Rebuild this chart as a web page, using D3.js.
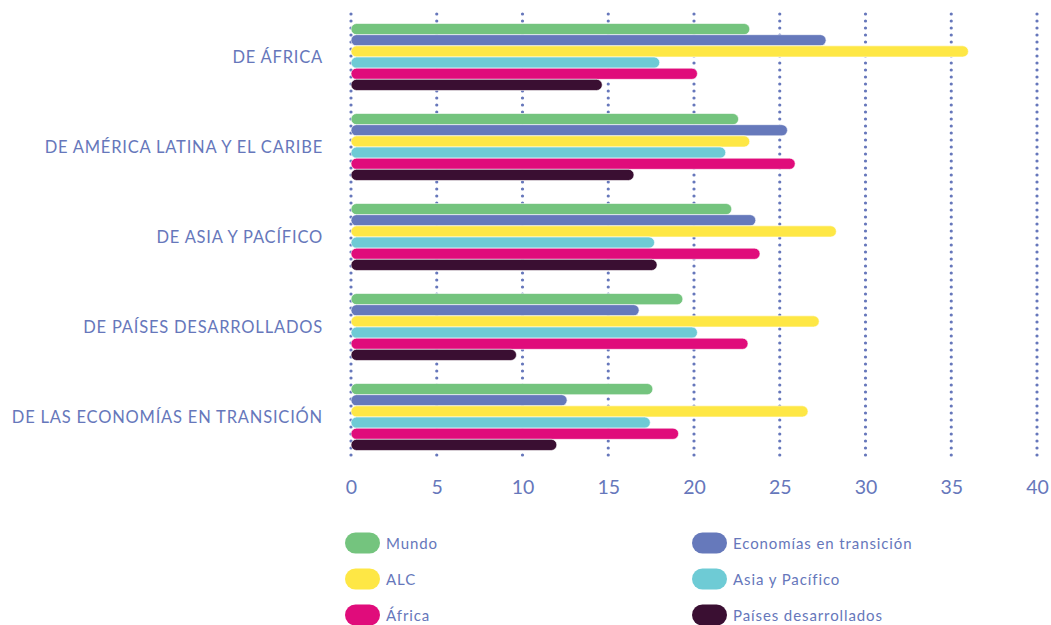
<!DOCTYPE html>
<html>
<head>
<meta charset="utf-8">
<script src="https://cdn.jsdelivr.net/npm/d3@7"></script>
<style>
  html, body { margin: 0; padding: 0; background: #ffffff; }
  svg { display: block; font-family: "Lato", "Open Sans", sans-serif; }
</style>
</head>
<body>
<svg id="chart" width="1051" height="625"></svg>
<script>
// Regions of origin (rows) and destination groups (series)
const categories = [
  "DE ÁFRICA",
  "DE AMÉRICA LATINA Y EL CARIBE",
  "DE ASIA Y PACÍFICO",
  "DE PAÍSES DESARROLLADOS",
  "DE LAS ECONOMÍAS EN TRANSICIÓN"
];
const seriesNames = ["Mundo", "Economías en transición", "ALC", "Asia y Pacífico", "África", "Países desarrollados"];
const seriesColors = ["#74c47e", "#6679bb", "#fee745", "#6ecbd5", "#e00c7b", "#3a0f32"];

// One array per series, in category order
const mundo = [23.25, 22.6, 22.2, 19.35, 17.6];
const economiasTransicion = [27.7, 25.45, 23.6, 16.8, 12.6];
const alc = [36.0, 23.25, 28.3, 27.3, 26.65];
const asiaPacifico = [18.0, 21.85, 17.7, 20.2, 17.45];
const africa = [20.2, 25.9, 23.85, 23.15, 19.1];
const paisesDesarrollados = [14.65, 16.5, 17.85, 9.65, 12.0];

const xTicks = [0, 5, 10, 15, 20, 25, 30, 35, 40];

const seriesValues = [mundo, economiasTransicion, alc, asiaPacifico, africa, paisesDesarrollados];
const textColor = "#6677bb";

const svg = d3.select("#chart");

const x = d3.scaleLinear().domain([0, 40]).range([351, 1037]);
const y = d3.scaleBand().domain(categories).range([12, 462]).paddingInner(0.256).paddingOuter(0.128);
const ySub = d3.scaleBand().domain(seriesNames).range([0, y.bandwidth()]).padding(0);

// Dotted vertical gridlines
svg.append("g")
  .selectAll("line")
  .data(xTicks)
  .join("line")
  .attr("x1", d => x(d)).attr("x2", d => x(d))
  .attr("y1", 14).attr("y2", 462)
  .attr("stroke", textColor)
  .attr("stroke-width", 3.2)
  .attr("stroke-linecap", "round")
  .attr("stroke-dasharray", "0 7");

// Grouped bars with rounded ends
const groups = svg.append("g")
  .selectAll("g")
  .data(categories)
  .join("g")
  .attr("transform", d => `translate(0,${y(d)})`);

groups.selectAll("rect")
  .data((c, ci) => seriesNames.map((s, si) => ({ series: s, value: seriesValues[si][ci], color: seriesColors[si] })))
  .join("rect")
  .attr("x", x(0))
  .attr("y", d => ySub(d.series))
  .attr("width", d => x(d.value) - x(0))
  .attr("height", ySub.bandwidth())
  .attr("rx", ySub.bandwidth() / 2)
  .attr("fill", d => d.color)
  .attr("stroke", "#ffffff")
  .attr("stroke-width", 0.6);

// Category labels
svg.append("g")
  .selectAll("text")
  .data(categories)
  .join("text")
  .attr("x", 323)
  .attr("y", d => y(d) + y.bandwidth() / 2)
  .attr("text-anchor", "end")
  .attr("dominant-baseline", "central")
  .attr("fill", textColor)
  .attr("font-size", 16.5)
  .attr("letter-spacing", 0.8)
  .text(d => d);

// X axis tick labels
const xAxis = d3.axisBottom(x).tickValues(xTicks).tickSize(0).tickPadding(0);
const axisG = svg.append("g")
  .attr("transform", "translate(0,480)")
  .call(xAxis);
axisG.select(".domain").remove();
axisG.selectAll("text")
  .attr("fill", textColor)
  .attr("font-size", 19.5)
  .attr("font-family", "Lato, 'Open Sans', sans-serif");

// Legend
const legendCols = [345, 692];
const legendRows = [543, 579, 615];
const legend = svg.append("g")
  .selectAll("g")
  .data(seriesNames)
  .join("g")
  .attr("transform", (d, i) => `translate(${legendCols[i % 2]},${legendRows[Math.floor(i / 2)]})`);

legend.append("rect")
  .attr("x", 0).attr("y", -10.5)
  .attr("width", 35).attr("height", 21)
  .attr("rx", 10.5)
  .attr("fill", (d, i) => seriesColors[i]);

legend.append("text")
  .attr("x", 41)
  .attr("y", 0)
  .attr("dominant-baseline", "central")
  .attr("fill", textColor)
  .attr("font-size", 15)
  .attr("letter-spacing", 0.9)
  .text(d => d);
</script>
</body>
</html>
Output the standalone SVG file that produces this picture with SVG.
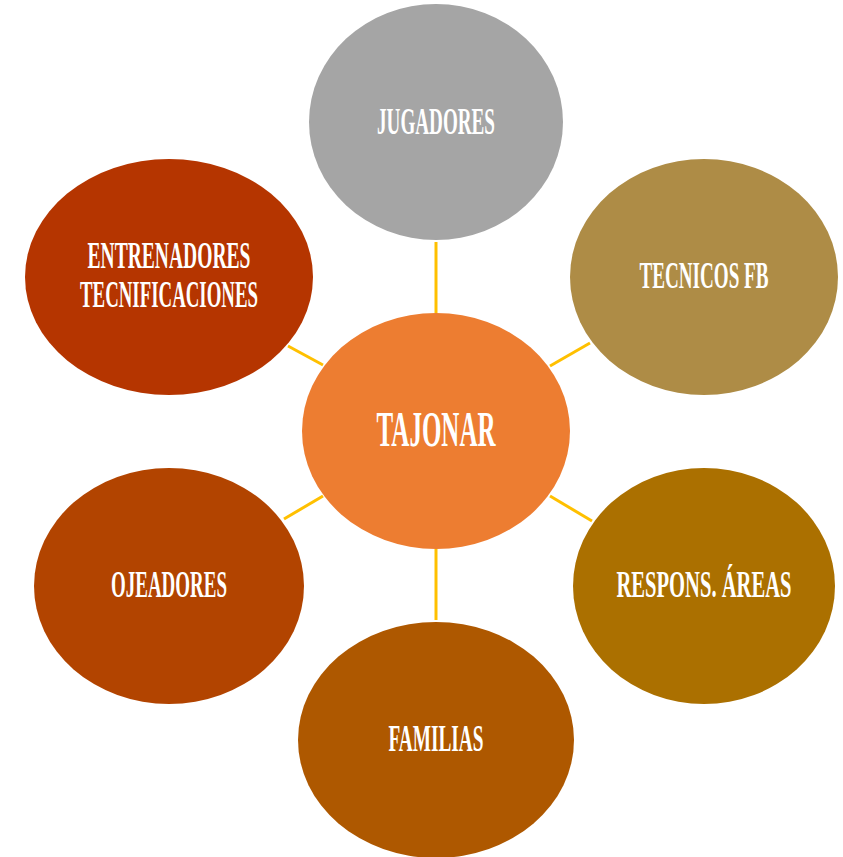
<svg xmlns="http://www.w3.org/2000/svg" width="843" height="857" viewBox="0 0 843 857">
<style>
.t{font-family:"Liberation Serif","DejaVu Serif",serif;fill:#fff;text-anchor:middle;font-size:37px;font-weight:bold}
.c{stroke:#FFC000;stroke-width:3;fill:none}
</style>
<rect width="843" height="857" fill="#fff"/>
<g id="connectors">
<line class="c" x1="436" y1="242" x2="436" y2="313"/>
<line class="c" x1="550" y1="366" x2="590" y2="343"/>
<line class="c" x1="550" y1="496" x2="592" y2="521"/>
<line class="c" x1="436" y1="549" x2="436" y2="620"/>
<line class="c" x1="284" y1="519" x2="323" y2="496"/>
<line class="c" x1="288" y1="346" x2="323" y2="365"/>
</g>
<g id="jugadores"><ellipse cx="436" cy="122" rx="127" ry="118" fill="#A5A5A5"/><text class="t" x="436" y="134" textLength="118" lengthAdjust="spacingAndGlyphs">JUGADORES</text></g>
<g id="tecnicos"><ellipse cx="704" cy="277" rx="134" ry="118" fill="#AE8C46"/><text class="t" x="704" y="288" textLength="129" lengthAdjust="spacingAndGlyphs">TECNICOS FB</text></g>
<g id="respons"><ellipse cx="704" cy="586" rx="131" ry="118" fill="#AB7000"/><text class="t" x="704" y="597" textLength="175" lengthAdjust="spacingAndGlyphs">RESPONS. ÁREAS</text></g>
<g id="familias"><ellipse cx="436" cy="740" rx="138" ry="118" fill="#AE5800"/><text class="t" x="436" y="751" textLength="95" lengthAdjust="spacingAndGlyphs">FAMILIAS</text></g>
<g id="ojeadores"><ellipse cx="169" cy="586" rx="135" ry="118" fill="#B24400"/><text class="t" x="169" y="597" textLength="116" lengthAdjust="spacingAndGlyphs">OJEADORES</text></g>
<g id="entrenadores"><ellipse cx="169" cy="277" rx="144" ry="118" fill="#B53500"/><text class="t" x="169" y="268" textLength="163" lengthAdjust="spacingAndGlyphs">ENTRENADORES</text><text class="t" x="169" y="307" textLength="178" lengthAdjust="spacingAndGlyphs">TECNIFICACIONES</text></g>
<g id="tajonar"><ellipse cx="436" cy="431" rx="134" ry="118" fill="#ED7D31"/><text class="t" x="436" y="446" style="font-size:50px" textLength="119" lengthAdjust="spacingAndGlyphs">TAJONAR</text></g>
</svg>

────────────────

Required task: Could the lines from the top of the material through the line with "30, 35, 40];" be repeated exactly, pictures left out?

Task solution:
Rebuild this chart as a web page, using D3.js.
<!DOCTYPE html>
<html>
<head>
<meta charset="utf-8">
<script src="https://cdn.jsdelivr.net/npm/d3@7"></script>
<style>
  html, body { margin: 0; padding: 0; background: #ffffff; }
  svg { display: block; font-family: "Lato", "Open Sans", sans-serif; }
</style>
</head>
<body>
<svg id="chart" width="1051" height="625"></svg>
<script>
// Regions of origin (rows) and destination groups (series)
const categories = [
  "DE ÁFRICA",
  "DE AMÉRICA LATINA Y EL CARIBE",
  "DE ASIA Y PACÍFICO",
  "DE PAÍSES DESARROLLADOS",
  "DE LAS ECONOMÍAS EN TRANSICIÓN"
];
const seriesNames = ["Mundo", "Economías en transición", "ALC", "Asia y Pacífico", "África", "Países desarrollados"];
const seriesColors = ["#74c47e", "#6679bb", "#fee745", "#6ecbd5", "#e00c7b", "#3a0f32"];

// One array per series, in category order
const mundo = [23.25, 22.6, 22.2, 19.35, 17.6];
const economiasTransicion = [27.7, 25.45, 23.6, 16.8, 12.6];
const alc = [36.0, 23.25, 28.3, 27.3, 26.65];
const asiaPacifico = [18.0, 21.85, 17.7, 20.2, 17.45];
const africa = [20.2, 25.9, 23.85, 23.15, 19.1];
const paisesDesarrollados = [14.65, 16.5, 17.85, 9.65, 12.0];

const xTicks = [0, 5, 10, 15, 20, 25, 30, 35, 40];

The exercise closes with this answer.